The Royal Train isn't something you're likely to find on Network Rail.
And while Her Majesty the Queen does sometimes use normal trains, if she's making a long trip it's normally on the Royal Train, which has been used by monarchs since Queen Victoria.
And it was this train that brought the Queen and Meghan, Duchess of Sussex, to Cheshire to officially open the Mersey Gateway Bridge and Chester Storyhouse on Thursday.
Back in the day it was just as plush as you would expect, with bright velvet sofas and cushions. But now, it seems much more low-key with simple decor and furniture, reports Mirror Online.
The train has bedrooms, bathrooms, a sitting room and a large dining room, and there is also an office where the Queen works during her travels.
The train also has space for her staff, and there are bedrooms with bunk beds.
Speaking to the BBC back in 2002, director of royal travel Tim Hewlett said: "There is a perception the train is a bit like the Orient Express.
"But there are not many bathroom furnishings you could not get in Homebase or B&Q."

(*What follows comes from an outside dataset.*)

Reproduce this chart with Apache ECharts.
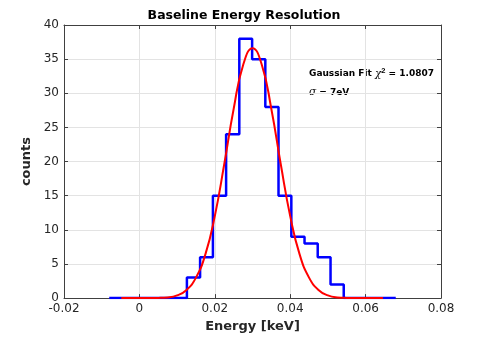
<!DOCTYPE html>
<html>
<head>
<meta charset="utf-8">
<script src="https://cdn.jsdelivr.net/npm/echarts@6/dist/echarts.min.js"></script>
<style>
html, body { margin: 0; padding: 0; background: #fff; }
#chart { width: 488px; height: 338px; }
</style>
</head>
<body>
<div id="chart"></div>
<script>
// histogram: left bin edges and counts
var binEdges = [-0.0080, 0.0126, 0.0161, 0.0195, 0.0230, 0.0265, 0.0299, 0.0334, 0.0369, 0.0403, 0.0438, 0.0473, 0.0507, 0.0542, 0.0680];
var binCounts = [0, 3, 6, 15, 24, 38, 35, 28, 15, 9, 8, 6, 2, 0, 0];

// gaussian fit curve
var fitX = [-0.0048, 0.000, 0.005, 0.0075, 0.010, 0.0125, 0.015, 0.0175, 0.020, 0.0225, 0.025, 0.0275, 0.030, 0.0325, 0.035, 0.0375, 0.040, 0.0425, 0.045, 0.0475, 0.050, 0.0525, 0.055, 0.060, 0.0646];
var fitY = [0, 0, 0.03, 0.1, 0.4, 1.2, 3.0, 6.4, 12.0, 19.6, 27.7, 34.1, 36.6, 34.1, 27.7, 19.6, 12.0, 6.4, 3.0, 1.2, 0.4, 0.1, 0.03, 0, 0];

var xTicks = [-0.02, 0, 0.02, 0.04, 0.06, 0.08];
var yTicks = [0, 5, 10, 15, 20, 25, 30, 35, 40];

var histData = [];
for (var i = 0; i < binEdges.length; i++) {
    histData.push([binEdges[i], binCounts[i]]);
}
var fitData = [];
for (var i = 0; i < fitX.length; i++) {
    fitData.push([fitX[i], fitY[i]]);
}

var axisColor = '#404040';
var labelFont = {color: '#262626', fontSize: 12, fontFamily: 'DejaVu Sans', margin: 5};

var myChart = echarts.init(document.getElementById('chart'));
myChart.setOption({
    animation: false,
    title: {
        text: 'Baseline Energy Resolution',
        left: 'center',
        top: 4,
        textStyle: {fontSize: 12.5, fontWeight: 'bold', color: '#000', fontFamily: 'DejaVu Sans'}
    },
    grid: {left: 64, top: 25, width: 377, height: 274, containLabel: false},
    xAxis: [{
        type: 'value',
        min: xTicks[0],
        max: xTicks[xTicks.length - 1],
        interval: 0.02,
        name: 'Energy [keV]',
        nameLocation: 'middle',
        nameGap: 21,
        nameTextStyle: {fontSize: 13, fontWeight: 'bold', color: '#262626', fontFamily: 'DejaVu Sans'},
        axisLine: {onZero: false, lineStyle: {color: axisColor}},
        axisTick: {inside: true, length: 4, lineStyle: {color: axisColor}},
        axisLabel: labelFont,
        splitLine: {show: true, lineStyle: {color: '#e3e3e3'}}
    }, {
        type: 'value',
        position: 'top',
        min: xTicks[0],
        max: xTicks[xTicks.length - 1],
        interval: 0.02,
        axisLine: {show: true, onZero: false, lineStyle: {color: axisColor}},
        axisTick: {inside: true, length: 4, lineStyle: {color: axisColor}},
        axisLabel: {show: false},
        splitLine: {show: false}
    }],
    yAxis: [{
        type: 'value',
        min: yTicks[0],
        max: yTicks[yTicks.length - 1],
        interval: 5,
        name: 'counts',
        nameLocation: 'middle',
        nameGap: 20,
        nameTextStyle: {fontSize: 13, fontWeight: 'bold', color: '#262626', fontFamily: 'DejaVu Sans'},
        axisLine: {show: true, onZero: false, lineStyle: {color: axisColor}},
        axisTick: {show: true, inside: true, length: 4, lineStyle: {color: axisColor}},
        axisLabel: labelFont,
        splitLine: {show: true, lineStyle: {color: '#e3e3e3'}}
    }, {
        type: 'value',
        position: 'right',
        min: yTicks[0],
        max: yTicks[yTicks.length - 1],
        interval: 5,
        axisLine: {show: true, onZero: false, lineStyle: {color: axisColor}},
        axisTick: {show: true, inside: true, length: 4, lineStyle: {color: axisColor}},
        axisLabel: {show: false},
        splitLine: {show: false}
    }],
    graphic: [{
        type: 'text',
        left: 309,
        top: 67,
        style: {
            text: 'Gaussian Fit {i|χ}{s|2} = 1.0807',
            font: 'bold 9px DejaVu Sans',
            fill: '#000',
            rich: {
                i: {fontStyle: 'italic', fontWeight: 'normal', fontSize: 10.5, fontFamily: 'DejaVu Serif'},
                s: {fontSize: 7.5, fontWeight: 'bold', verticalAlign: 'top', padding: [0, 0, 6, 0]}
            }
        }
    }, {
        type: 'text',
        left: 309,
        top: 87,
        style: {
            text: '{i|σ} = 7eV',
            font: 'bold 9px DejaVu Sans',
            fill: '#000',
            rich: {
                i: {fontStyle: 'italic', fontWeight: 'normal', fontSize: 10.5, fontFamily: 'DejaVu Serif'}
            }
        }
    }],
    series: [{
        name: 'histogram',
        type: 'line',
        step: 'end',
        data: histData,
        showSymbol: false,
        lineStyle: {color: '#0000ff', width: 2.5},
        z: 2
    }, {
        name: 'fit',
        type: 'line',
        smooth: true,
        data: fitData,
        showSymbol: false,
        lineStyle: {color: '#ff0000', width: 2},
        z: 3
    }]
});
</script>
</body>
</html>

Queen Victoria was the first monarch to travel by train, and her favourite carriage on the old steam train has recently been restored to its former glory.
Photos of King Edward VII's dining room show detailed wooden paneling, curtains and coving.
The wooden dining table is decorated with flowers in vases, and the table is laid for a formal meal with several courses.
His bedroom was fitted with electric lights and fans.
Nowdays the train is only used by very senior members of the royal family, normally just the Queen, Philip, Charles and Camilla.
Prince William is believed to have only used it once, and Kate and Harry have never taken it for formal trips.
However, Meghan travelled in the train to Cheshire for her first official trip without Prince Harry, as she accompanied the Queen for a day of royal engagements.